DIRECTIVE> Copy all lines holding the word "this" from the entries.

┌──

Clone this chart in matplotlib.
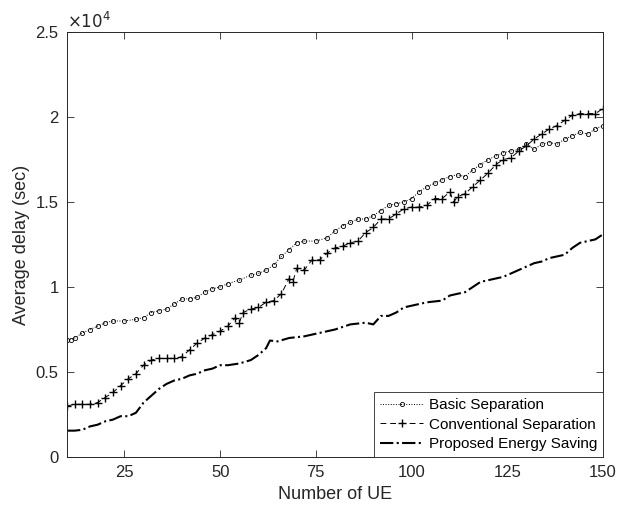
import numpy as np
import matplotlib.pyplot as plt

plt.rcParams['font.family'] = ['Liberation Sans', 'DejaVu Sans']

# Data (delay in seconds)
ue_basic = [10, 11, 12, 14, 16, 18, 20, 22, 25, 28, 30, 32, 34, 36, 38, 40, 42, 44, 46, 48,
            50, 52, 55, 58, 60, 62, 64, 66, 68, 70, 72, 75, 78, 80, 82, 84, 86, 88, 90, 92,
            94, 96, 98, 100, 102, 104, 106, 108, 110, 112, 114, 116, 118, 120, 122, 124, 126,
            128, 130, 132, 134, 136, 138, 140, 142, 144, 146, 148, 150]
delay_basic = [6900, 6900, 7000, 7300, 7500, 7700, 7900, 8000, 8000, 8100, 8200, 8500, 8600,
               8700, 9000, 9300, 9300, 9400, 9700, 9900, 10000, 10200, 10400, 10700, 10800,
               11000, 11300, 11800, 12200, 12600, 12700, 12700, 12900, 13300, 13600, 13800,
               14000, 14000, 14200, 14500, 14800, 14900, 15000, 15200, 15600, 15900, 16100,
               16300, 16500, 16600, 16500, 16900, 17200, 17500, 17700, 17900, 18000, 18100,
               18400, 18100, 18400, 18500, 18400, 18700, 18900, 19100, 19000, 19300, 19500]

ue_conv = [10, 12, 14, 16, 18, 20, 22, 24, 26, 28, 30, 32, 34, 36, 38, 40, 42, 44, 46, 48,
           50, 52, 54, 55, 56, 58, 60, 62, 64, 66, 68, 69, 70, 72, 74, 76, 78, 80, 82, 84,
           86, 88, 90, 92, 94, 96, 98, 100, 102, 104, 106, 108, 110, 111, 112, 114, 116, 118,
           120, 122, 124, 126, 128, 130, 132, 134, 136, 138, 140, 142, 144, 146, 148, 150]
delay_conv = [3000, 3100, 3100, 3100, 3200, 3500, 3800, 4200, 4600, 4900, 5400, 5700, 5800,
              5800, 5800, 5900, 6300, 6700, 7000, 7200, 7400, 7700, 8200, 7900, 8500, 8700,
              8800, 9100, 9200, 9600, 10500, 10300, 11100, 11000, 11600, 11600, 12000, 12300,
              12400, 12600, 12700, 13200, 13500, 14000, 14000, 14300, 14600, 14700, 14700,
              14800, 15200, 15200, 15600, 15000, 15300, 15500, 15900, 16300, 16700, 17200,
              17500, 17600, 18000, 18300, 18700, 19000, 19300, 19500, 19800, 20100, 20200,
              20200, 20200, 20500]

ue_prop = [10, 12, 14, 16, 18, 20, 22, 24, 26, 28, 30, 32, 34, 36, 38, 40, 42, 44, 46, 48,
           50, 52, 55, 58, 60, 62, 63, 65, 68, 72, 76, 80, 84, 88, 90, 92, 94, 96, 98, 100,
           104, 108, 110, 114, 116, 118, 120, 124, 126, 128, 130, 132, 134, 136, 138, 140,
           142, 144, 146, 148, 150]
delay_prop = [1550, 1550, 1600, 1800, 1900, 2100, 2200, 2400, 2400, 2600, 3200, 3600, 4000,
              4300, 4500, 4600, 4800, 4900, 5100, 5200, 5400, 5400, 5500, 5700, 6000, 6400,
              6850, 6800, 7000, 7100, 7300, 7500, 7800, 7900, 7800, 8300, 8300, 8500, 8800,
              8900, 9100, 9200, 9500, 9700, 10000, 10300, 10400, 10600, 10800, 11000, 11200,
              11400, 11500, 11700, 11800, 11900, 12300, 12600, 12700, 12800, 13100]

fig = plt.figure(figsize=(6.17, 5.09), dpi=100)
ax = fig.add_axes([67 / 617, 1 - 457 / 509, 536 / 617, 425 / 509])

scale = 1e4
ax.plot(ue_basic, np.array(delay_basic) / scale, linestyle=':', color='black', linewidth=0.7,
        marker='o', markersize=3.0, markerfacecolor='none', markeredgewidth=0.6,
        label='Basic Separation')
ax.plot(ue_conv, np.array(delay_conv) / scale, linestyle=(0, (6, 4)), color='black', linewidth=0.7,
        marker='+', markersize=6, markeredgewidth=1.0, label='Conventional Separation')
ax.plot(ue_prop, np.array(delay_prop) / scale, linestyle='-.', color='black', linewidth=1.5,
        label='Proposed Energy Saving')

ax.set_xlim(10, 150)
ax.set_ylim(0, 2.5)
ax.set_xticks([25, 50, 75, 100, 125, 150])
ax.set_yticks([0, 0.5, 1, 1.5, 2, 2.5])
ax.set_yticklabels(['0', '0.5', '1', '1.5', '2', '2.5'])
ax.tick_params(direction='in', top=True, right=True, labelsize=12, colors='#262626',
               length=5, width=0.6, pad=6)
for s in ax.spines.values():
    s.set_color('#262626')
    s.set_linewidth(0.7)

ax.set_xlabel('Number of UE', fontsize=13, color='#262626')
ax.set_ylabel('Average delay (sec)', fontsize=13, color='#262626')
ax.text(0.0, 1.003, r'$\times10^4$', transform=ax.transAxes, fontsize=12,
        color='#262626', va='bottom', ha='left')

leg = ax.legend(loc='lower right', fontsize=11, fancybox=False, framealpha=1,
                edgecolor='#262626', borderaxespad=0, handlelength=2.8,
                handletextpad=0.35, borderpad=0.4, labelspacing=0.35)
leg.get_frame().set_linewidth(0.6)

fig.savefig('out.png', dpi=100)
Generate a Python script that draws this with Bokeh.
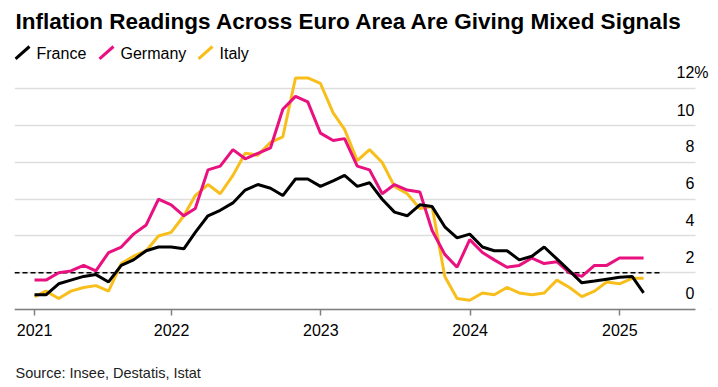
import pandas as pd
from bokeh.plotting import figure
from bokeh.models import Range1d, LinearAxis, FixedTicker, Grid, Label, Arrow, BoxAnnotation
from bokeh.embed import file_html
from bokeh.resources import INLINE

# ---- data (HICP, % y/y), Jan 2021 .. Feb 2025, plotted at month end ----
start_month = "2021-01-01"
france = [0.8, 0.8, 1.4, 1.6, 1.8, 1.9, 1.5, 2.4, 2.7, 3.2, 3.4, 3.4,
          3.3, 4.2, 5.1, 5.4, 5.8, 6.5, 6.8, 6.6, 6.2, 7.1, 7.1, 6.7,
          7.0, 7.3, 6.7, 6.9, 6.0, 5.3, 5.1, 5.7, 5.6, 4.5, 3.9, 4.1,
          3.4, 3.2, 3.2, 2.7, 2.9, 3.4, 2.75, 2.1, 1.45, 1.55, 1.65, 1.75,
          1.8, 0.9]
germany = [1.6, 1.6, 2.0, 2.1, 2.4, 2.1, 3.1, 3.4, 4.1, 4.6, 6.0, 5.7,
           5.1, 5.5, 7.6, 7.8, 8.7, 8.2, 8.5, 8.8, 10.9, 11.6, 11.3, 9.6,
           9.2, 9.3, 7.8, 7.6, 6.3, 6.8, 6.5, 6.4, 4.3, 3.0, 2.3, 3.8,
           3.1, 2.7, 2.3, 2.4, 2.8, 2.5, 2.6, 2.0, 1.8, 2.4, 2.4, 2.8,
           2.8, 2.8]
italy = [0.7, 1.0, 0.6, 1.0, 1.2, 1.3, 1.0, 2.5, 2.9, 3.2, 4.0, 4.2,
         5.1, 6.2, 6.8, 6.3, 7.3, 8.5, 8.4, 9.1, 9.4, 12.6, 12.6, 12.3,
         10.7, 9.8, 8.1, 8.7, 8.0, 6.7, 6.3, 5.5, 5.6, 1.8, 0.6, 0.5,
         0.9, 0.8, 1.2, 0.9, 0.8, 0.9, 1.6, 1.2, 0.7, 1.0, 1.5, 1.4,
         1.7, 1.7]
series_names = ["France", "Germany", "Italy"]
series_colors = ["#000000", "#e8117f", "#f8bf1c"]
year_labels = ["2021", "2022", "2023", "2024", "2025"]
y_ticks = [0, 2, 4, 6, 8, 10, 12]
target_rate = 2.0
target_line_end = "2025-04-11"
title_text = "Inflation Readings Across Euro Area Are Giving Mixed Signals"
source_text = "Source: Insee, Destatis, Istat"

months = pd.date_range(start_month, periods=len(france), freq="MS") + pd.offsets.MonthEnd(0)
origin = months[0]
xdays = [(d - origin).days for d in months]

# year ticks: first at the data start, then Jan 1 of each following year
tick_days = [0] + [(pd.Timestamp(f"{y}-01-01") - origin).days for y in year_labels[1:]]
tick_overrides = {int(t): lab for t, lab in zip(tick_days, year_labels)}

X0, X1 = -49, 1652.6
Y0, Y1 = -4.245, 16.816
FRAME_W, FRAME_H = 696, 387
GRID_END = 681          # px from frame left where the gridlines stop
LABEL_RIGHT = 680       # px from frame left where the value labels end
PCT_W = 14              # width of the "%" sign
FONT = "Liberation Sans"

p = figure(frame_width=FRAME_W, frame_height=FRAME_H,
           x_axis_type=None, y_axis_type=None,
           x_range=Range1d(X0, X1), y_range=Range1d(Y0, Y1),
           min_border_left=14, min_border_right=8, min_border_top=0, min_border_bottom=0,
           toolbar_location=None, output_backend="svg")
p.outline_line_color = None
p.background_fill_color = "white"
p.border_fill_color = "white"

grid = Grid(dimension=1, ticker=FixedTicker(ticks=y_ticks),
            grid_line_color="#dedede", grid_line_width=1.5)
p.add_layout(grid)

xaxis = LinearAxis(ticker=FixedTicker(ticks=tick_days, minor_ticks=[]),
                   fixed_location=0,
                   major_label_overrides=tick_overrides,
                   axis_line_color="#808080", axis_line_width=1.5,
                   major_tick_line_color="#808080", major_tick_line_width=1.5,
                   major_tick_in=0, major_tick_out=6,
                   minor_tick_line_color=None,
                   major_label_text_font=FONT, major_label_text_font_size="16px",
                   major_label_text_color="#000000", major_label_standoff=9)
p.add_layout(xaxis, "below")

# 2% reference line
t_end = (pd.Timestamp(target_line_end) - origin).days
p.line([X0, t_end], [target_rate, target_rate], line_color="#000000",
       line_width=1.5, line_dash="5 3")

# series (Italy first so France is on top)
data = {"France": france, "Germany": germany, "Italy": italy}
for name, color in reversed(list(zip(series_names, series_colors))):
    p.line(xdays, data[name], line_color=color, line_width=3)

# blank strip right of the gridlines (labels overhang there)
p.add_layout(BoxAnnotation(left=GRID_END, right=FRAME_W + 10, left_units="screen",
                           right_units="screen", fill_color="white", fill_alpha=1.0,
                           line_color=None))

# right-side value labels, sitting above their gridlines
for t in y_ticks:
    top = t == y_ticks[-1]
    txt = f"{t}%" if top else str(t)
    p.add_layout(Label(x=LABEL_RIGHT + (PCT_W if top else 0), y=t,
                       x_units="screen", y_units="data", y_offset=16,
                       text=txt, text_align="right", text_baseline="alphabetic",
                       text_font=FONT, text_font_size="16px", text_color="#000000"))

# title
p.add_layout(Label(x=1, y=366, x_units="screen", y_units="screen", text=title_text,
                   text_font=FONT, text_font_size="22.5px", text_font_style="bold",
                   text_color="#000000", text_baseline="alphabetic"))

# legend: diagonal strokes + names
leg_x = [1, 85, 184]
for (name, color), lx in zip(zip(series_names, series_colors), leg_x):
    p.add_layout(Arrow(end=None, x_start=lx, y_start=328.7, x_end=lx + 14, y_end=341,
                       start_units="screen", end_units="screen",
                       line_color=color, line_width=3))
    p.add_layout(Label(x=lx + 21, y=334.5, x_units="screen", y_units="screen", text=name,
                       text_font=FONT, text_font_size="16px", text_color="#000000",
                       text_baseline="alphabetic"))

# source
p.add_layout(Label(x=1, y=15, x_units="screen", y_units="screen", text=source_text,
                   text_font=FONT, text_font_size="14.5px", text_color="#222222",
                   text_baseline="alphabetic"))

open("out.html", "w").write(file_html(p, INLINE))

└──

EXERCISE RESPONSE>
Clone this chart in matplotlib.
Generate a Python script that draws this with Bokeh.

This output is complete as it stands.